Be intentional with the good months

When a windfall or above-average month comes in, it’s tempting to treat it like a mini lottery win. But resist the urge to splurge.

Instead:

  • Top up your emergency fund
  • Pay down debt
  • Fund your next month’s budget
  • Add to sinking funds
  • Set aside for long-term goals (retirement, education, home improvements)

And yes, by all means, enjoy a little treat — just within limits. The goal is to make the good months work harder for the lean ones.

Involve your partner and older kids

Budgeting on a fluctuating income shouldn’t be a solo act. When everyone understands the plan, there’s less friction and more teamwork.

  • Sit down monthly to review income, priorities, and spending
  • Talk openly about needs vs. wants
  • Encourage older children to get involved, even helping track or plan expenses

This builds financial resilience across the household and encourages thoughtful spending habits early on.

Give yourself grace and flexibility

Finally, a word of reassurance: budgeting on variable income is hard. It requires patience, trial and error, and constant tweaks.

Some months, you’ll nail it. Other,s you’ll overspend or forget something. That’s normal.

Give yourself permission to adapt. Revisit your budget regularly. Adjust categories. Forgive mistakes and keep going.

The goal isn’t perfection — it’s progress, peace of mind, and financial confidence, no matter what life throws your way.
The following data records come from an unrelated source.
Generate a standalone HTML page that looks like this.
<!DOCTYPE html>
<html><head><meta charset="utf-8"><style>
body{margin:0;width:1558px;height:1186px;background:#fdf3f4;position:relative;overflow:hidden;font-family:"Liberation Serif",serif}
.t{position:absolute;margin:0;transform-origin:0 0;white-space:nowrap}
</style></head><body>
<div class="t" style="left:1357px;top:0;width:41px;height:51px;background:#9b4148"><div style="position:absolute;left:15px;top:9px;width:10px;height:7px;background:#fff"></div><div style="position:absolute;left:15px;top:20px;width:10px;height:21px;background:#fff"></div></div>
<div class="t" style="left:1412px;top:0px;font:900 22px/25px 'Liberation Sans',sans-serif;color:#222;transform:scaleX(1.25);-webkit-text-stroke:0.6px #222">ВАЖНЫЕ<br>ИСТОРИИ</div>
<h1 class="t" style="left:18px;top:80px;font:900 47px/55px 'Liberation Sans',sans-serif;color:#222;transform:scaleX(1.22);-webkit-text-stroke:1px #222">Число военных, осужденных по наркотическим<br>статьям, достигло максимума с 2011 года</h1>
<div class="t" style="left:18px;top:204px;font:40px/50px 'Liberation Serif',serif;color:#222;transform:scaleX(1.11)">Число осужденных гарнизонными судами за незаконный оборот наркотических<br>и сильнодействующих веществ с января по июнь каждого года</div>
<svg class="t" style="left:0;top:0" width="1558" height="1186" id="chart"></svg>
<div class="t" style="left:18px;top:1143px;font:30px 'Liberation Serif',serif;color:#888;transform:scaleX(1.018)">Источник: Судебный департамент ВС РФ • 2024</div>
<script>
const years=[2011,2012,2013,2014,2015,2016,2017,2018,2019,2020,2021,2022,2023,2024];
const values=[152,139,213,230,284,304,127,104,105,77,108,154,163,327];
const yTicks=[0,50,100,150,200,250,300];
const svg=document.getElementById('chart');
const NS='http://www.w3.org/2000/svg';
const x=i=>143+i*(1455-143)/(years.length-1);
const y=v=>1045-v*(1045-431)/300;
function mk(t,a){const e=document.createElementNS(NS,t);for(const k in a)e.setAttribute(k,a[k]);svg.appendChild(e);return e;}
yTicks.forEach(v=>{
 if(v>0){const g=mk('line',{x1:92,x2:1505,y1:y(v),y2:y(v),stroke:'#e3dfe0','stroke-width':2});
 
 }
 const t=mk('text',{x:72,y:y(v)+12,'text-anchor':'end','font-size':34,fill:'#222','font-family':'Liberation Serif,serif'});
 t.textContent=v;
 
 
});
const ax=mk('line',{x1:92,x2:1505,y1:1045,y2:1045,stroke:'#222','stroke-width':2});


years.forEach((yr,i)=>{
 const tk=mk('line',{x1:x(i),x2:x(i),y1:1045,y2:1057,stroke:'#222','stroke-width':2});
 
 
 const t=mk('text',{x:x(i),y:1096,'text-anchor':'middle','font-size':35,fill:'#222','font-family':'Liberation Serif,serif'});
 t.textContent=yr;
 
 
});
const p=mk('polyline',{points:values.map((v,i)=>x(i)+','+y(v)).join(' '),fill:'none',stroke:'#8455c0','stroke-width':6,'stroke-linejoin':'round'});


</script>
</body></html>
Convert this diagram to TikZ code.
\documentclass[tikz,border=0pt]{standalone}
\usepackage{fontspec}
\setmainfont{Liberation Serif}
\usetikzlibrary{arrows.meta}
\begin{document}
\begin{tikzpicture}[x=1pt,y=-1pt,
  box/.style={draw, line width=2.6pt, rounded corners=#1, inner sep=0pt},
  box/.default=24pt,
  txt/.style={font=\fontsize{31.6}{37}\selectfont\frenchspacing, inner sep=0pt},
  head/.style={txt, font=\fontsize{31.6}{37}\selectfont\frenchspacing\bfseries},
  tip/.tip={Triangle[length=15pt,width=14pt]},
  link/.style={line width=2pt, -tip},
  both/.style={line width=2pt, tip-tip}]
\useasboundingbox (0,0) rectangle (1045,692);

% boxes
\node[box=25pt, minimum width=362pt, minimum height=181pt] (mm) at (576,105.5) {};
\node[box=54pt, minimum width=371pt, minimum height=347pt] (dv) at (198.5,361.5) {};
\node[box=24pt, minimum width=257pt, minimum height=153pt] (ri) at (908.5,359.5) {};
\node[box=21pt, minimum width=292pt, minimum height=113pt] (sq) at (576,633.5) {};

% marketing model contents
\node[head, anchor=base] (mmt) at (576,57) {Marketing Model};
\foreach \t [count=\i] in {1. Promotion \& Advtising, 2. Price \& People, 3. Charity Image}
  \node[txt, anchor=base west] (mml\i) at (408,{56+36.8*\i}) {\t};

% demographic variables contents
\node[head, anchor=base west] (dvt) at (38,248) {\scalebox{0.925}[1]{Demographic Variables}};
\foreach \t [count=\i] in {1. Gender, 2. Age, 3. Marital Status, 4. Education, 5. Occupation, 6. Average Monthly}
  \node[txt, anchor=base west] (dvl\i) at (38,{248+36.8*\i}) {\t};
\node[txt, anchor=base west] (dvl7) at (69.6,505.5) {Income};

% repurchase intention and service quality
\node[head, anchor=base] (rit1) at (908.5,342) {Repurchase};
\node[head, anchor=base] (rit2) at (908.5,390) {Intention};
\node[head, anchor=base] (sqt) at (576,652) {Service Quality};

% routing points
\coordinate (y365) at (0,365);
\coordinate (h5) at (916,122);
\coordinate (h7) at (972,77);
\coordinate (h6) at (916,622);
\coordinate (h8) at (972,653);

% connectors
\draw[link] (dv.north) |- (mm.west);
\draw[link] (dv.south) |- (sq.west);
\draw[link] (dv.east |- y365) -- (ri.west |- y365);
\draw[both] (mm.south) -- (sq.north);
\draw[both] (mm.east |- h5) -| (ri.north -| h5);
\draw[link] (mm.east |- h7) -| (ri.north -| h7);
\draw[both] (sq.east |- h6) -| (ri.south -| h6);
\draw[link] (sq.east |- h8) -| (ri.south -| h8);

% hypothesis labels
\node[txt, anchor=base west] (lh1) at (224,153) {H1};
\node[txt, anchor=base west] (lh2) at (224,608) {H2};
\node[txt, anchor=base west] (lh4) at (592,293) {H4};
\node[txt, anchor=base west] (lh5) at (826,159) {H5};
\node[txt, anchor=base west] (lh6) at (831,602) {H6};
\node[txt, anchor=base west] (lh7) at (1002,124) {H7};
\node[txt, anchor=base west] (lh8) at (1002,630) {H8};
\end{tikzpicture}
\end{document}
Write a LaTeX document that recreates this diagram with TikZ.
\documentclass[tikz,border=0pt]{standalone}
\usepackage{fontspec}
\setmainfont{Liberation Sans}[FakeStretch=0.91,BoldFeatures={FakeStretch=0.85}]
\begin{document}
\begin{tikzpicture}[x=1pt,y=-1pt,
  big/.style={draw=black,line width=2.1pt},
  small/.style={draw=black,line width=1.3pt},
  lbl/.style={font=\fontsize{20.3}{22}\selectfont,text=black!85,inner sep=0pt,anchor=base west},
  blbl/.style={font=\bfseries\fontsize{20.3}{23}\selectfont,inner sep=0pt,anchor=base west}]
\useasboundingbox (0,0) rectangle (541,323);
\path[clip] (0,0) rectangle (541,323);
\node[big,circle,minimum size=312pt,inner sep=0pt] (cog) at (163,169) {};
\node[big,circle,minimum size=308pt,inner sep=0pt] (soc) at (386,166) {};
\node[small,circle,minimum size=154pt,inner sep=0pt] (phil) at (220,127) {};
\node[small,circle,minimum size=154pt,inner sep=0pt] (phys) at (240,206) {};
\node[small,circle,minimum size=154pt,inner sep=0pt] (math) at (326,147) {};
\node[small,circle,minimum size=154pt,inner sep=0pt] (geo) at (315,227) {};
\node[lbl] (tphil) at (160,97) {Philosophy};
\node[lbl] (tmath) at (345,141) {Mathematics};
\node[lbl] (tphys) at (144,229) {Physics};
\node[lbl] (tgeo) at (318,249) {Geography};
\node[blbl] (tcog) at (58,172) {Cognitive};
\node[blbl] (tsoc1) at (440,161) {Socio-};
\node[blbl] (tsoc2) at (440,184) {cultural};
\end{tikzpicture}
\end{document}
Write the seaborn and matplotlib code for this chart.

Conclusion: Stability is possible, even when income isn’t

Budgeting with a fluctuating income isn’t about having all the answers — it’s about building a flexible framework that works when things change.

By understanding your patterns, creating tiered budgets, automating essentials, planning ahead, and saving smartly, you can shift from surviving to thriving, with confidence and clarity guiding your choices.

So whether this month’s income is lean or generous, you’ll know exactly what to do — because your budget is ready for it.

Ready to regain control of your finances, one unpredictable month at a time? Start today, build momentum, and watch your stress fade with each smart decision.